[Source code of charts]
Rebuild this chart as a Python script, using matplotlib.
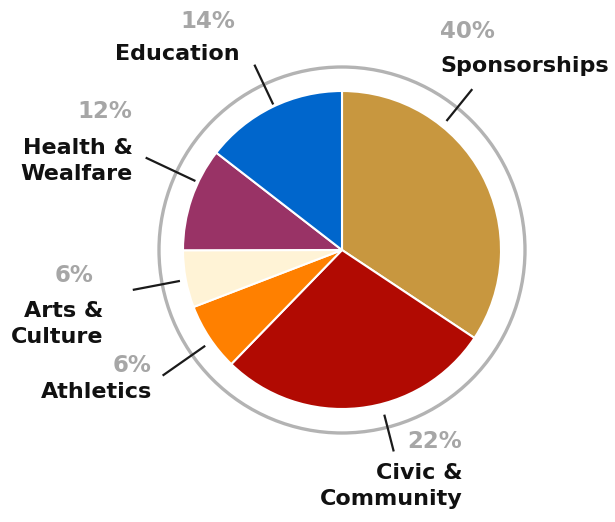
import numpy as np
import matplotlib
matplotlib.use("Agg")
import matplotlib.pyplot as plt
from matplotlib.patches import Circle

# ---- data ----
categories = ["Sponsorships", "Civic &\nCommunity", "Athletics",
              "Arts &\nCulture", "Health &\nWealfare", "Education"]
slice_shares = [34.3, 27.9, 6.9, 5.8, 10.5, 14.5]   # as drawn
pct_labels = ["40%", "22%", "6%", "6%", "12%", "14%"]  # as printed
colors = ["#c8973f", "#b10a02", "#ff8000", "#fff3d6", "#993366", "#0066cc"]

# ---- layout (pixel space, y measured from top of image) ----
W, H = 615, 522
cx, cy, R = 342, 250, 159
ring_r = 183
# leader line angle (deg), inner r, outer r
leaders = [(51, 166, 207), (-75.6, 170, 208), (-145, 167, 219),
           (190.8, 165, 213), (154.8, 162, 217), (115.3, 161, 205)]
# (pct x, pct y, pct ha), (label x, label y, label ha)
text_pos = [((440, 32, "left"), (440, 66, "left")),
            ((462, 441, "right"), (463, 486, "right")),
            ((151, 365, "right"), (152, 392, "right")),
            ((93, 275, "right"), (103, 324, "right")),
            ((132, 112, "right"), (133, 161, "right")),
            ((235, 21, "right"), (240, 54, "right"))]

fig = plt.figure(figsize=(W / 100, H / 100), dpi=100)
ax = fig.add_axes([0, 0, 1, 1])

ax.pie(slice_shares, colors=colors, startangle=90, counterclock=False,
       center=(cx, H - cy), radius=R,
       wedgeprops=dict(edgecolor="white", linewidth=1.5))
ax.add_patch(Circle((cx, H - cy), ring_r, fill=False,
                    edgecolor="#b3b3b3", linewidth=2.4))

for (ang, r0, r1) in leaders:
    a = np.deg2rad(ang)
    ax.plot([cx + r0 * np.cos(a), cx + r1 * np.cos(a)],
            [H - cy + r0 * np.sin(a), H - cy + r1 * np.sin(a)],
            color="#1a1a1a", linewidth=1.6, solid_capstyle="butt")

for cat, pct, (pp, lp) in zip(categories, pct_labels, text_pos):
    ax.text(pp[0], H - pp[1], pct, ha=pp[2], va="center", color="#a6a6a6",
            fontsize=16.5, fontweight="bold", family="DejaVu Sans")
    ax.text(lp[0], H - lp[1], cat, ha=lp[2], va="center", color="#111111",
            fontsize=16, fontweight="bold", family="DejaVu Sans",
            linespacing=1.35, multialignment=lp[2])

ax.set_xlim(0, W)
ax.set_ylim(0, H)
ax.set_aspect("equal")
ax.axis("off")
fig.savefig("out.png", dpi=100, facecolor="white")
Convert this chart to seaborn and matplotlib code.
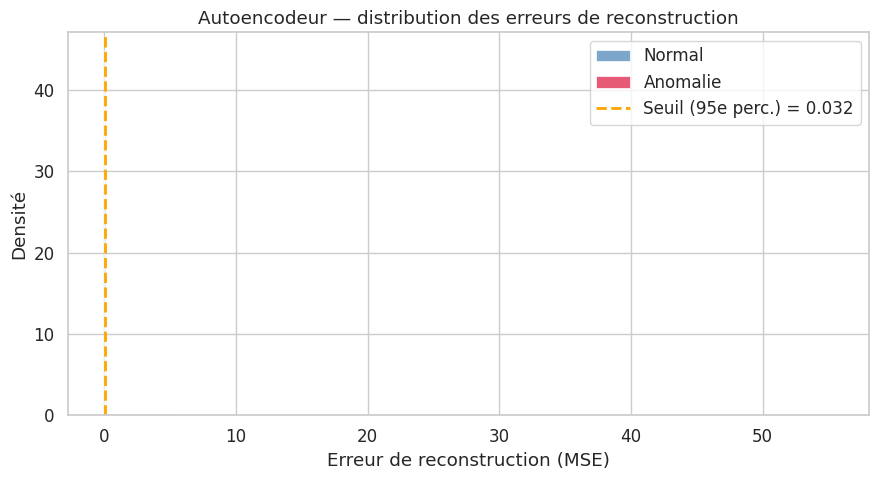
import numpy as np
import matplotlib
matplotlib.use("Agg")
import matplotlib.pyplot as plt
import seaborn as sns

# Pre-binned reconstruction errors (density scale)
normal_edges = [0.003, 0.008, 0.013, 0.018, 0.023, 0.028, 0.033, 0.038, 0.043, 0.048]
normal_density = [6.0, 30.0, 44.9, 38.0, 26.0, 15.0, 8.0, 3.5, 1.2]

anom_edges = [0.0, 5.5, 11.1, 16.6, 22.1, 27.7, 33.2, 38.7, 44.2, 49.8, 55.3]
anom_density = [0.120, 0.030, 0.015, 0.010, 0.008, 0.006, 0.004, 0.003, 0.002, 0.002]

threshold = 0.032

sns.set_theme(style="whitegrid", font_scale=1.1)

fig, ax = plt.subplots(figsize=(8.8, 4.8), dpi=100)

n_centers = (np.array(normal_edges[:-1]) + np.array(normal_edges[1:])) / 2
a_centers = (np.array(anom_edges[:-1]) + np.array(anom_edges[1:])) / 2

sns.histplot(x=n_centers, weights=normal_density, bins=normal_edges,
             color="steelblue", alpha=0.7, edgecolor="white", linewidth=0.5,
             label="Normal", ax=ax)
sns.histplot(x=a_centers, weights=anom_density, bins=anom_edges,
             color="crimson", alpha=0.7, edgecolor="white", linewidth=0.5,
             label="Anomalie", ax=ax)
ax.axvline(threshold, color="orange", linestyle="--", linewidth=2,
           label=f"Seuil (95e perc.) = {threshold:.3f}")

ax.set_title("Autoencodeur — distribution des erreurs de reconstruction")
ax.set_xlabel("Erreur de reconstruction (MSE)")
ax.set_ylabel("Densité")

handles, labels = ax.get_legend_handles_labels()
order = [labels.index("Normal"), labels.index("Anomalie"),
         labels.index(f"Seuil (95e perc.) = {threshold:.3f}")]
ax.legend([handles[i] for i in order], [labels[i] for i in order], loc="upper right")

fig.subplots_adjust(left=0.077, right=0.9875, top=0.933, bottom=0.135)
plt.savefig("out.png")
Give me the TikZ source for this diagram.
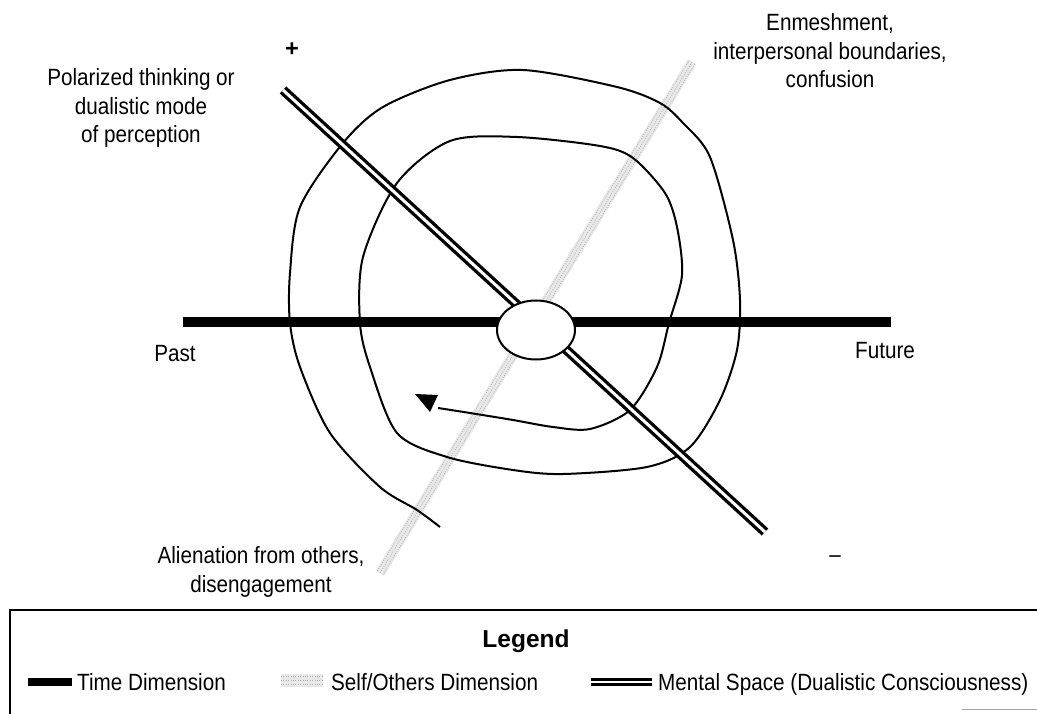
\documentclass[tikz,border=0pt]{standalone}
\usepackage{fontspec}
\setmainfont{Liberation Sans}
\newfontfamily\narrowsans[FakeStretch=0.88]{Liberation Sans}
\usetikzlibrary{calc,shapes.geometric}
\begin{document}
\begin{tikzpicture}[x=1pt,y=-1pt,
  txt/.style={font=\narrowsans\fontsize{23.5}{28.5}\selectfont, inner sep=0pt, align=center, anchor=base},
  timeline/.style={draw=black, line width=9.5pt},
  mental/.style={draw=black, double=white, double distance=3pt, line width=3.3pt},
  selfband/.style={draw=gray!18, line width=10pt},
  selfdots/.style={draw=gray!60, line width=0.7pt, dash pattern=on 1pt off 1.4pt},
  spiral/.style={draw=black, line width=2pt},
  legendframe/.style={draw=black, line width=2pt}]
\useasboundingbox (0,0) rectangle (1037,714);

% end points of the three dimensions
\coordinate (pastEnd) at (183,322);
\coordinate (futureEnd) at (891,322);
\coordinate (plusEnd) at (283,90);
\coordinate (minusEnd) at (765,532);
\coordinate (soTop) at (692,62);
\coordinate (soBot) at (380,573);

% self / others dimension: stippled grey band
\draw[selfband] (soTop) -- (soBot);
\draw[selfdots] ($(soTop)!3.3pt!90:(soBot)$) -- ($(soBot)!3.3pt!-90:(soTop)$);
\draw[selfdots] (soTop) -- (soBot);
\draw[selfdots] ($(soTop)!3.3pt!-90:(soBot)$) -- ($(soBot)!3.3pt!90:(soTop)$);

% spiral of mental space, from the arrow outwards
\coordinate (spiralStart) at (438,408);
\draw[spiral] plot[smooth, tension=0.5] coordinates {
  (438,408) (470,413) (513,420) (553,427) (590,429) (630,410) (657,367)
  (669,323) (682,275) (677,227) (665,193) (633,158) (600,146) (517,137)
  (450,141) (397,183) (363,257) (360,323) (370,367) (397,433) (447,457)
  (513,470) (563,474) (647,467) (690,447) (720,400) (737,350) (740,300)
  (733,240) (710,157) (683,123) (660,103) (617,87) (523,70) (450,80)
  (383,107) (343,143) (300,207) (290,273) (290,323) (300,367) (330,433)
  (380,487) (417,510) (440,527)};
\fill (415,394) -- (438,395) -- (430,412) -- cycle;

% mental space (dualistic consciousness) and time dimension
\draw[mental] (plusEnd) -- (minusEnd);
\draw[timeline] (pastEnd) -- (futureEnd);

% centre
\node[draw=black, fill=white, line width=2pt, ellipse, minimum width=78pt, minimum height=59pt, inner sep=0pt] (centre) at (536,330) {};

% labels (multi-line nodes sit on the baseline of their last line)
\node[txt, font=\fontsize{23.5}{28.5}\selectfont\bfseries] (plus) at (292,57) {+};
\node[txt] (minus) at (835,562) {–};
\node[txt] (past) at (175,361) {Past};
\node[txt] (future) at (885,358) {Future};
\node[txt] (polar) at (141,143) {Polarized thinking or\\dualistic mode\\of perception};
\node[txt] (enmesh) at (830,88) {Enmeshment,\\interpersonal boundaries,\\confusion};
\node[txt] (alien) at (261,592) {Alienation from others,\\disengagement};

% legend
\coordinate (lgTL) at (10,610);
\coordinate (lgTR) at (1037,610);
\coordinate (lgBL) at (10,714);
\draw[legendframe] (lgBL) -- (lgTL) -- (lgTR);
\coordinate (lgFa) at (962,709);
\coordinate (lgFb) at (1037,709);
\draw[gray!70, line width=1pt] (lgFa) -- (lgFb);
\node[txt, font=\fontsize{24.5}{28}\selectfont\bfseries] (legendTitle) at (526,647) {Legend};

\coordinate (swTimeA) at (28,682);
\coordinate (swTimeB) at (72,682);
\draw[timeline, line width=8pt] (swTimeA) -- (swTimeB);
\node[txt, anchor=base west] (lgTime) at (77,690) {Time Dimension};

\coordinate (swSelfA) at (281,680);
\coordinate (swSelfB) at (323,680);
\draw[draw=gray!18, line width=13pt] (swSelfA) -- (swSelfB);
\foreach \dy in {-4,0,4} {
  \draw[selfdots] ($(swSelfA)+(0,\dy)$) -- ($(swSelfB)+(0,\dy)$);
}
\node[txt, anchor=base west] (lgSelf) at (331,690) {Self/Others Dimension};

\coordinate (swMentA) at (591,682);
\coordinate (swMentB) at (652,682);
\draw[mental, line width=2.8pt, double distance=2pt] (swMentA) -- (swMentB);
\node[txt, anchor=base west] (lgMent) at (658,690) {Mental Space (Dualistic Consciousness)};
\end{tikzpicture}
\end{document}
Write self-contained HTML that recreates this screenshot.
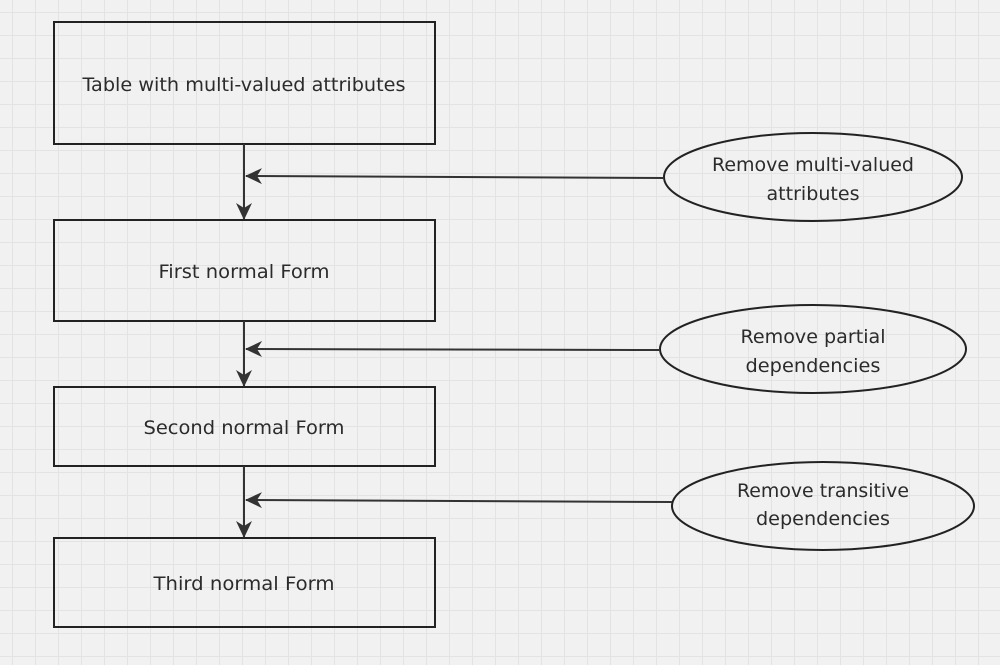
<!DOCTYPE html>
<html><head><style>
html,body{margin:0;padding:0;}
body{width:1000px;height:660px;overflow:hidden;background-color:#f1f1f1;
background-image:linear-gradient(to right,#e3e3e3 1px,transparent 1px),linear-gradient(to bottom,#e3e3e3 1px,transparent 1px);
background-size:23px 23px;background-position:12px 12px;}
svg text{font-family:"DejaVu Sans","Liberation Sans",sans-serif;font-size:19px;fill:#2b2b2b;text-anchor:middle;}
</style></head><body>
<svg width="1000" height="660" viewBox="0 0 1000 660" xmlns="http://www.w3.org/2000/svg">
<defs>
<marker id="b" markerWidth="18" markerHeight="18" refX="16" refY="9" orient="auto" markerUnits="userSpaceOnUse"><path d="M0,1 L17,9 L0,17 L5,9 Z" fill="#333"/></marker></defs>
<g fill="none" stroke="#222" stroke-width="2">
<rect x="54" y="22" width="381" height="122"/>
<rect x="54" y="220" width="381" height="101"/>
<rect x="54" y="387" width="381" height="79"/>
<rect x="54" y="538" width="381" height="89"/>
<ellipse cx="813" cy="177" rx="149" ry="44"/>
<ellipse cx="813" cy="349" rx="153" ry="44"/>
<ellipse cx="823" cy="506" rx="151" ry="44"/>
</g>
<g stroke="#333" stroke-width="2" fill="none">
<line x1="244" y1="144" x2="244" y2="219" marker-end="url(#b)"/>
<line x1="244" y1="321" x2="244" y2="386" marker-end="url(#b)"/>
<line x1="244" y1="466" x2="244" y2="537" marker-end="url(#b)"/>
<line x1="664" y1="178" x2="246" y2="176" marker-end="url(#b)"/>
<line x1="660" y1="350" x2="246" y2="349" marker-end="url(#b)"/>
<line x1="672" y1="502" x2="246" y2="500" marker-end="url(#b)"/>
</g>
<text x="244" y="91" textLength="323" lengthAdjust="spacingAndGlyphs">Table with multi-valued attributes</text>
<text x="244" y="278" textLength="171" lengthAdjust="spacingAndGlyphs">First normal Form</text>
<text x="244" y="434" textLength="201" lengthAdjust="spacingAndGlyphs">Second normal Form</text>
<text x="244" y="590" textLength="181" lengthAdjust="spacingAndGlyphs">Third normal Form</text>
<text x="813" y="171" textLength="202" lengthAdjust="spacingAndGlyphs">Remove multi-valued</text>
<text x="813" y="200" textLength="93" lengthAdjust="spacingAndGlyphs">attributes</text>
<text x="813" y="343" textLength="145" lengthAdjust="spacingAndGlyphs">Remove partial</text>
<text x="813" y="372" textLength="135" lengthAdjust="spacingAndGlyphs">dependencies</text>
<text x="823" y="497" textLength="172" lengthAdjust="spacingAndGlyphs">Remove transitive</text>
<text x="823" y="525" textLength="134" lengthAdjust="spacingAndGlyphs">dependencies</text>
</svg>
</body></html>
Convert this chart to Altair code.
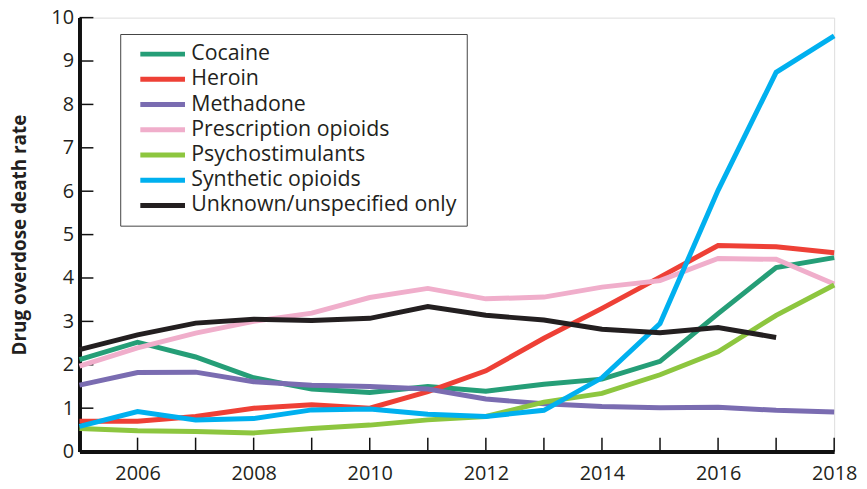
import altair as alt
import pandas as pd

years = list(range(2005, 2019))
y_ticks = list(range(0, 11))
series_names = ["Cocaine", "Heroin", "Methadone", "Prescription opioids",
                "Psychostimulants", "Synthetic opioids", "Unknown/unspecified only"]
series_colors = ["#259e77", "#ee4036", "#7a6cb1", "#f0aecb", "#8dc63f", "#00b0ef", "#231f20"]

cocaine = [2.12, 2.52, 2.18, 1.70, 1.44, 1.36, 1.50, 1.39, 1.55, 1.67, 2.08, 3.18, 4.24, 4.47]
heroin = [0.70, 0.70, 0.81, 1.00, 1.08, 1.00, 1.38, 1.86, 2.61, 3.30, 4.02, 4.75, 4.72, 4.58]
methadone = [1.53, 1.82, 1.83, 1.61, 1.53, 1.50, 1.44, 1.21, 1.10, 1.04, 1.01, 1.02, 0.95, 0.91]
prescription = [1.97, 2.39, 2.73, 3.00, 3.19, 3.55, 3.76, 3.52, 3.56, 3.79, 3.94, 4.45, 4.43, 3.86]
psychostimulants = [0.53, 0.48, 0.46, 0.43, 0.53, 0.61, 0.73, 0.81, 1.14, 1.34, 1.77, 2.30, 3.14, 3.84]
synthetic = [0.58, 0.92, 0.73, 0.76, 0.96, 0.98, 0.86, 0.81, 0.95, 1.70, 2.95, 6.02, 8.74, 9.58]
unknown = [2.35, 2.69, 2.96, 3.05, 3.02, 3.07, 3.34, 3.14, 3.03, 2.82, 2.74, 2.86, 2.63, None]

all_series = [cocaine, heroin, methadone, prescription, psychostimulants, synthetic, unknown]

rows = []
for name, vals in zip(series_names, all_series):
    for y, v in zip(years, vals):
        if v is not None:
            rows.append({"year": y, "rate": v, "drug": name})
df = pd.DataFrame(rows)

FONT = "Open Sans"
INK = "#231f20"
TICK_LEN = 14
PLOT_W = 760
PLOT_H = 437

x_scale = alt.Scale(domain=[2005, 2018], nice=False, zero=False)
y_scale = alt.Scale(domain=[0, 10], nice=False)

lines = alt.Chart(df).mark_line(strokeWidth=5).encode(
    x=alt.X("year:Q", scale=x_scale,
            axis=alt.Axis(title=None, values=years, format="d",
                          labelExpr="datum.value % 2 == 0 ? datum.label : ''",
                          labelOverlap=False, labelFlush=False,
                          labelFontSize=20, labelColor=INK, labelFont=FONT,
                          labelPadding=12, ticks=False,
                          domainColor="#111", domainWidth=4, grid=False)),
    y=alt.Y("rate:Q", scale=y_scale,
            axis=alt.Axis(title="Drug overdose death rate", values=y_ticks,
                          titleFont=FONT, titleFontSize=19, titleFontWeight="bold",
                          titleColor=INK, titlePadding=22,
                          labelFontSize=20, labelColor=INK, labelFont=FONT,
                          labelPadding=6, ticks=False,
                          domainColor="#111", domainWidth=4, grid=False)),
    color=alt.Color("drug:N",
                    scale=alt.Scale(domain=series_names, range=series_colors),
                    sort=series_names,
                    legend=alt.Legend(title=None, orient="none", legendX=41, legendY=16.5,
                                      symbolType="M-4,0H4", symbolStrokeWidth=5,
                                      symbolSize=126.5, symbolOffset=22.5,
                                      labelFontSize=21.5, labelFont=FONT, labelColor=INK,
                                      labelOffset=18, labelLimit=400,
                                      strokeColor="#444", padding=9.5,
                                      rowPadding=2.4, fillColor="white")),
)

xt = pd.DataFrame({"year": years})
yt = pd.DataFrame({"rate": y_ticks})

x_ticks = alt.Chart(xt).mark_rule(color="#111", strokeWidth=1.5).encode(
    x=alt.X("year:Q", scale=x_scale),
    y=alt.value(PLOT_H), y2=alt.value(PLOT_H - TICK_LEN),
)
y_ticks_layer = alt.Chart(yt).mark_rule(color="#111", strokeWidth=1.5).encode(
    y=alt.Y("rate:Q", scale=y_scale),
    x=alt.value(0), x2=alt.value(TICK_LEN),
)

chart = alt.layer(x_ticks, y_ticks_layer, lines).properties(
    width=PLOT_W,
    height=PLOT_H,
    padding={"left": 72, "top": 8, "right": 25, "bottom": 36},
    autosize=alt.AutoSizeParams(type="none"),
).configure_view(
    stroke="#555", strokeWidth=1.5
).configure(font=FONT)

chart.save("out.html", embed_options={"renderer": "svg", "actions": False})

[Description of the task] Every line from the one containing "Convert this chart to seaborn" through the one containing "a_centers = (np.array(anom_edges[:-1])" should be quoted exactly, and no other lines; keep pictures out of the copy.

[Solution to the exercise]
Convert this chart to seaborn and matplotlib code.
import numpy as np
import matplotlib
matplotlib.use("Agg")
import matplotlib.pyplot as plt
import seaborn as sns

# Pre-binned reconstruction errors (density scale)
normal_edges = [0.003, 0.008, 0.013, 0.018, 0.023, 0.028, 0.033, 0.038, 0.043, 0.048]
normal_density = [6.0, 30.0, 44.9, 38.0, 26.0, 15.0, 8.0, 3.5, 1.2]

anom_edges = [0.0, 5.5, 11.1, 16.6, 22.1, 27.7, 33.2, 38.7, 44.2, 49.8, 55.3]
anom_density = [0.120, 0.030, 0.015, 0.010, 0.008, 0.006, 0.004, 0.003, 0.002, 0.002]

threshold = 0.032

sns.set_theme(style="whitegrid", font_scale=1.1)

fig, ax = plt.subplots(figsize=(8.8, 4.8), dpi=100)

n_centers = (np.array(normal_edges[:-1]) + np.array(normal_edges[1:])) / 2
a_centers = (np.array(anom_edges[:-1]) + np.array(anom_edges[1:])) / 2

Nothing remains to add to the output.